There's money, in fact lots of it, to be made from creating some buzz about ourselves. But most of those who expose themselves to the public these days do so for a different reason: to deal with the otherwise humbling notion of their ordinariness. Their attempts are, as one media critic put it, struggles for visibility. It's a struggle, however, that has been made easier by technology.

The pop artist cum social commentator Andy Warhol predicted that everyone would enjoy his or her moment of fame. He also said the moment would last a mere 15 minutes, but he uttered those words at a time when even 15 minutes of media exposure counted for a lot. This was before cable TV, YouTube, and the blogosphere. And even if celebrity then was loosely defined to include the socialites and groupies of Warhol's day, the majority the ordinary and untalented remained invisible in the media.

Today all that is changing. New media space and affordable digital tools make it possible for amateurs to bypass the gatekeepers of fame. Personal computers, off-the-shelf software, and camcorders have brought down the cost of producing books, music, films, and just about any form of entertainment. Combine that with the power of the Internet, and you have what Chris Anderson, editor of the technology magazine WIRED, calls the end of the professional era.

Of course, there is still the finite space represented by the fixed airtime of television and radio stations and the shelves of bookstores and video rental shops that puts a premium on hits and bestsellers. Put simply: if it doesn't sell, it isn't offered. Obviously this system favors the professionals, those that have the talent, training, financial backing, and industry clout to produce hits.

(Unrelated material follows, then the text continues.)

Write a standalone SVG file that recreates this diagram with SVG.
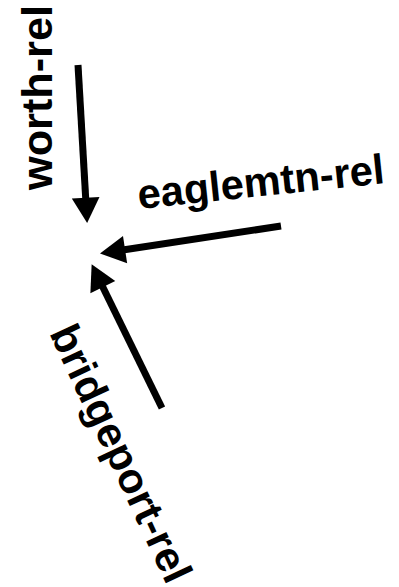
<svg xmlns="http://www.w3.org/2000/svg" width="399" height="587" viewBox="0 0 399 587">
  <style>
    .lbl { font-family: "Liberation Sans", Arial, sans-serif; font-weight: bold; font-size: 42px; fill: #000; }
    .edge { stroke: #000; stroke-width: 7; fill: none; marker-end: url(#head); }
  </style>
  <defs>
    <marker id="head" markerUnits="userSpaceOnUse" markerWidth="30" markerHeight="30" viewBox="0 -13 24 26" refX="2" refY="0" orient="auto">
      <path d="M0,-12 L22,0 L0,12 Z" fill="#000"/>
    </marker>
  </defs>

  <!-- connectors -->
  <g id="connectors">
    <line id="edge-worth" class="edge" x1="78" y1="65" x2="85.8" y2="200"/>
    <line id="edge-eaglemtn" class="edge" x1="281" y1="226" x2="122.8" y2="250"/>
    <line id="edge-bridgeport" class="edge" x1="162" y1="408" x2="101.8" y2="285"/>
  </g>

  <!-- labels -->
  <g id="worth-rel">
    <text class="lbl" transform="translate(52,190) rotate(-90)" textLength="185" lengthAdjust="spacingAndGlyphs">worth-rel</text>
  </g>
  <g id="eaglemtn-rel">
    <text class="lbl" transform="translate(139,209) rotate(-6)" textLength="248" lengthAdjust="spacingAndGlyphs">eaglemtn-rel</text>
  </g>
  <g id="bridgeport-rel">
    <text class="lbl" transform="translate(49,333) rotate(65)" textLength="279" lengthAdjust="spacingAndGlyphs">bridgeport-rel</text>
  </g>
</svg>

Before you even get to that level, you would still need to convince a layer of agents, critics, producers, and publishers that you and your work are good enough to be distributed to a larger audience their audience, that is. So unless you happen to be extremely talented or well-connected, your 15 minutes of celebrity remain dependent on that phone call from some media executive. Unless, like the millions of former unknowns using the Internet to distribute their work, you've already discovered how to be famous on your own.